A democracia funciona? Sim, mas não pelas razões que gostaríamos. O que algumas décadas de pesquisas empíricas sobre o voto revelam é que o eleitor dificilmente faz suas escolhas comparando e avaliando racionalmente as propostas de partidos e candidatos. No mais das vezes, ele se deixa guiar por impulsos emocionais e lealdades grupais.
Pode acontecer de o eleitor, diante da performance negativa ou positiva de um governo (e das reações emocionais que ela desencadeia), decidir puni-lo ou recompensá-lo. Esse é um fenômeno que, em algum grau, confere um pouco de previsibilidade ao processo eleitoral. Só que ele está longe de ser uma regra universal.
Boa parte das administrações não é catastrófica ou brilhante o bastante para provocar uma tendência eleitoral irrefreável, o que deixa espaço para o aleatório.
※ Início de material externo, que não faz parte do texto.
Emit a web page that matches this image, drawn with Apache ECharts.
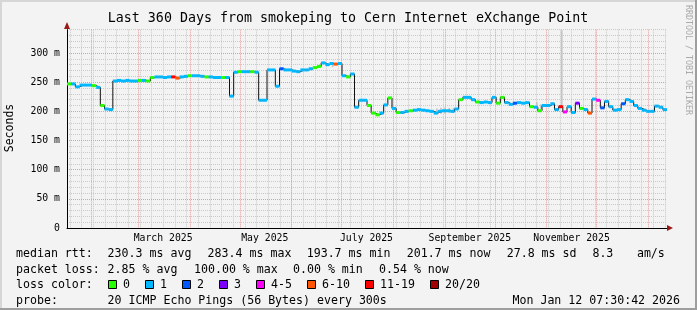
<!DOCTYPE html>
<html><head><meta charset="utf-8">
<script src="https://cdn.jsdelivr.net/npm/echarts@6/dist/echarts.min.js"></script>
<style>html,body{margin:0;padding:0;background:#f3f3f3}#c{width:697px;height:310px}</style>
</head><body><div id="c"></div><script>
// ---------------- data ----------------
// one median value every 2.5 days, 144 steps over 360 days
const medianValues = [
  247,247,242,245,245,245,244,241,210,204,203,252,
  253,252,253,252,252,253,253,252,258,259,259,258,
  259,259,257,259,260,261,261,261,260,259,259,258,
  258,258,258,226,267,268,268,268,268,267,219,219,
  271,271,243,273,271,271,269,268,271,271,273,275,
  277,283,280,282,281,282,261,259,264,207,219,219,
  210,197,194,197,211,223,205,198,198,200,201,202,
  203,202,201,200,197,200,201,201,200,204,220,224,
  224,220,216,215,216,215,224,214,224,215,212,214,
  215,214,215,208,207,201,210,210,213,203,208,199,
  208,198,214,205,203,197,221,219,206,217,208,202,
  203,213,220,217,210,205,202,200,200,209,207,203
];
// loss bucket index per step (0:"0" 1:"1" 2:"2" 3:"3" 4:"4-5" 5:"6-10" 6:"11-19" 7:"20/20")
const lossBucket = [
  0,1,1,1,1,1,0,1,0,1,1,1,
  1,1,1,1,1,0,1,0,0,1,1,1,
  1,6,5,1,1,0,1,1,1,0,1,1,
  1,0,1,1,1,0,1,1,0,1,1,1,
  1,1,1,2,1,1,1,1,1,1,1,0,
  0,1,1,1,5,1,1,0,1,1,1,1,
  0,0,0,1,1,0,1,0,1,1,0,1,
  1,1,1,1,1,1,1,1,1,1,0,1,
  1,1,0,1,1,1,1,0,0,1,1,2,
  1,1,1,0,1,0,1,1,1,1,6,4,
  1,1,3,0,1,5,1,4,2,1,1,1,
  1,2,1,1,1,1,1,1,1,1,1,1
];
const lossLabels = ['0','1','2','3','4-5','6-10','11-19','20/20'];
const lossColors = ['#26ff00','#00b8ff','#0059ff','#7e00ff','#ff00ff','#ff5500','#ff0000','#a00000'];
// smoke (ping spread) where visible
const smokeIndex = [63, 88, 89, 90, 91, 92, 112, 113, 118];
const smokeLow   = [276, 195, 196, 196, 197, 197, 204, 200, 208];
const smokeHigh  = [284, 205, 206, 207, 206, 206, 216, 212, 339];
// axes
const yTicks = [0, 50, 100, 150, 200, 250, 300];
const xTickLabels = ['March 2025', 'May 2025', 'July 2025', 'September 2025', 'November 2025'];
const xTickMonths = [[2025, 2], [2025, 4], [2025, 6], [2025, 8], [2025, 10]];
const titleText = 'Last 360 Days from smokeping to Cern Internet eXchange Point';
const legendRows = [
  [['median rtt:', 16], ['230.3 ms avg', 107.6], ['283.4 ms max', 207.6], ['193.7 ms min', 306.7], ['201.7 ms now', 406.7], ['27.8 ms sd', 506.7], ['8.3', 592.4], ['am/s', 636.9]],
  [['packet loss:', 16], ['2.85 % avg', 107.6], ['100.00 % max', 194], ['0.00 % min', 293], ['0.54 % now', 379]],
  [['loss color:', 16]],
  [['probe:', 16], ['20 ICMP Echo Pings (56 Bytes) every 300s', 107.6]]
];
const probeDate = 'Mon Jan 12 07:30:42 2026';

// ---------------- time helpers ----------------
const STEP_DAYS = 2.5, TOTAL_DAYS = 360;
const START_UTC = Date.UTC(2025, 0, 17, 6, 30, 42);
const TZ_H = 1;
function dayOffset(y, m, d) { return (Date.UTC(y, m, d) - TZ_H * 3600e3 - START_UTC) / 86400e3; }
const monthStarts = [];
for (let k = 1; k <= 12; k++) monthStarts.push(dayOffset(2025, k, 1));
const weekStarts = [];
for (let d = dayOffset(2025, 0, 19); d <= TOTAL_DAYS; d += 7) weekStarts.push(d);
const labelPos = xTickMonths.map(([y, m]) => dayOffset(y, m, 1) + 15);

const lineData = medianValues.map((v, i) => [i * STEP_DAYS, v]);
lineData.push([TOTAL_DAYS, medianValues[medianValues.length - 1]]);
const segData = medianValues.map((v, i) => [i * STEP_DAYS, v, lossBucket[i]]);
const smokeData = smokeIndex.map((idx, k) => [idx * STEP_DAYS, smokeLow[k], smokeHigh[k]]);

const MONO = '"DejaVu Sans Mono", "Liberation Mono", monospace';
const minorGrid = { show: true, lineStyle: { color: '#c9c9c9', width: 1, type: [1, 1] } };
const majorGrid = { show: true, lineStyle: { color: '#e99a9a', width: 1, type: [1, 1] } };

// ---------------- graphics (title, legend, frame) ----------------
const graphics = [];
graphics.push({ type: 'rect', shape: { x: 0, y: 0, width: 697, height: 2 }, style: { fill: '#d6d6d6' }, silent: true });
graphics.push({ type: 'rect', shape: { x: 0, y: 0, width: 2, height: 310 }, style: { fill: '#d6d6d6' }, silent: true });
graphics.push({ type: 'rect', shape: { x: 0, y: 308, width: 697, height: 2 }, style: { fill: '#9e9e9e' }, silent: true });
graphics.push({ type: 'rect', shape: { x: 695, y: 0, width: 2, height: 310 }, style: { fill: '#9e9e9e' }, silent: true });
graphics.push({ type: 'text', x: 348, y: 19, style: { text: titleText, font: '13.3px ' + MONO, fill: '#000', align: 'center', verticalAlign: 'middle' } });
graphics.push({ type: 'text', x: 10, y: 128, rotation: Math.PI / 2, style: { text: 'Seconds', font: '11.5px ' + MONO, fill: '#000', align: 'center', verticalAlign: 'middle' } });
graphics.push({ type: 'text', x: 688, y: 5, rotation: -Math.PI / 2, style: { text: 'RRDTOOL / TOBI OETIKER', font: '8.3px ' + MONO, fill: '#aaaaaa', align: 'left', verticalAlign: 'middle' } });
// axis arrows
graphics.push({ type: 'polygon', shape: { points: [[667, 225], [673, 228], [667, 231]] }, style: { fill: '#9a1a1a' }, z: 10 });
graphics.push({ type: 'polygon', shape: { points: [[64, 29], [67, 22], [70, 29]] }, style: { fill: '#9a1a1a' }, z: 10 });
const rowY = [254, 269.5, 285, 300.5];
legendRows.forEach((row, r) => row.forEach(([t, x]) => {
  graphics.push({ type: 'text', x: x, y: rowY[r], style: { text: t, font: '11.6px ' + MONO, fill: '#000', align: 'left', verticalAlign: 'middle' } });
}));
graphics.push({ type: 'text', x: 680, y: rowY[3], style: { text: probeDate, font: '11.6px ' + MONO, fill: '#000', align: 'right', verticalAlign: 'middle' } });
let bx = 108;
lossLabels.forEach((lab, i) => {
  graphics.push({ type: 'rect', shape: { x: bx + 0.5, y: rowY[2] - 4.5, width: 8, height: 8 }, style: { fill: lossColors[i], stroke: '#000', lineWidth: 1 } });
  graphics.push({ type: 'text', x: bx + 15, y: rowY[2], style: { text: lab, font: '11.6px ' + MONO, fill: '#000', align: 'left', verticalAlign: 'middle' } });
  bx = bx + 15 + lab.length * 7 + 15;
});

// ---------------- chart ----------------
const chart = echarts.init(document.getElementById('c'), null, { renderer: 'canvas' });
chart.setOption({
  animation: false,
  backgroundColor: '#f3f3f3',
  grid: { left: 67, top: 29.67, width: 600, height: 198.33, containLabel: false },
  xAxis: [
    { type: 'value', min: 0, max: TOTAL_DAYS, z: 3,
      axisLine: { show: true, lineStyle: { color: '#000', width: 1 } },
      axisTick: { show: false, customValues: labelPos },
      splitLine: { show: false },
      axisLabel: { customValues: labelPos, margin: 5, color: '#000', fontFamily: MONO, fontSize: 9.8,
        formatter: v => { const i = labelPos.findIndex(p => Math.abs(p - v) < 1e-6); return i >= 0 ? xTickLabels[i] : ''; } } },
    { type: 'value', min: 0, max: TOTAL_DAYS, position: 'bottom', z: 1,
      axisLine: { show: false }, axisLabel: { show: false },
      axisTick: { show: false, customValues: weekStarts }, splitLine: minorGrid },
    { type: 'value', min: 0, max: TOTAL_DAYS, position: 'bottom', z: 2,
      axisLine: { show: false }, axisLabel: { show: false },
      axisTick: { show: false, customValues: monthStarts }, splitLine: majorGrid }
  ],
  yAxis: [
    { type: 'value', min: 0, max: 340, z: 3,
      axisLine: { show: true, lineStyle: { color: '#000', width: 1 } },
      axisTick: { show: false, customValues: yTicks },
      axisLabel: { customValues: yTicks, margin: 7, color: '#000', fontFamily: MONO, fontSize: 9.8,
        formatter: v => v === 0 ? '0' : v + ' m' },
      splitLine: majorGrid },
    { type: 'value', min: 0, max: 340, interval: 10, position: 'left', z: 1,
      axisLine: { show: false }, axisLabel: { show: false }, axisTick: { show: false },
      splitLine: minorGrid }
  ],
  graphic: graphics,
  series: [
    { type: 'custom', xAxisIndex: 0, yAxisIndex: 0, z: 4, silent: true,
      encode: { x: 0, y: [1, 2] }, data: smokeData,
      renderItem: (params, api) => {
        const a = api.coord([api.value(0) + STEP_DAYS * 0.55, api.value(2)]);
        const b = api.coord([api.value(0) + STEP_DAYS * 0.95, api.value(1)]);
        return { type: 'rect', shape: { x: a[0], y: a[1], width: b[0] - a[0], height: b[1] - a[1] }, style: { fill: '#c4c4c4' } };
      } },
    { type: 'line', xAxisIndex: 0, yAxisIndex: 0, z: 5, step: 'end', symbol: 'none', silent: true,
      data: lineData, lineStyle: { color: '#111', width: 1 } },
    { type: 'custom', xAxisIndex: 0, yAxisIndex: 0, z: 6, silent: true,
      encode: { x: 0, y: 1 }, data: segData,
      renderItem: (params, api) => {
        const v = api.value(1);
        const p0 = api.coord([api.value(0), v]);
        const p1 = api.coord([api.value(0) + STEP_DAYS, v]);
        return { type: 'rect', shape: { x: p0[0], y: p0[1] - 1.5, width: p1[0] - p0[0], height: 3 }, style: { fill: lossColors[api.value(2)] } };
      } }
  ]
});
</script></body></html>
Regressões estatísticas mostram que o regime de chuvas e até ataques de tubarões afetam o comportamento do eleitorado.
Por qual motivo, então, a democracia funciona? A resposta está na menos em eleições e mais na paisagem institucional que a acompanha, em elementos como “rule of law”, liberdade de expressão e, principalmente, a alternância do poder.
Eleições são relevantes porque ajudam a promover a alternância de forma pacífica e porque tendem a reduzir o radicalismo. Num pleito, as posições mais extremas em geral se anulam, favorecendo a moderação.
A notícia dada pela Folha de que, no afã de evitar Lula, o tal de mercado (deixemos de lado sua conceituação) já namora a candidatura de Bolsonaro preocupa porque destruiria um dos poucos mecanismos virtuosos do processo eleitoral. Bolsonaro até pode tentar se disfarçar de liberal moderado, mas sua biografia escancara um radical, intervencionista e inimigo dos direitos humanos, isto é, das garantias fundamentais do indivíduo. Ele é basicamente tudo o que os mercados deveriam abominar.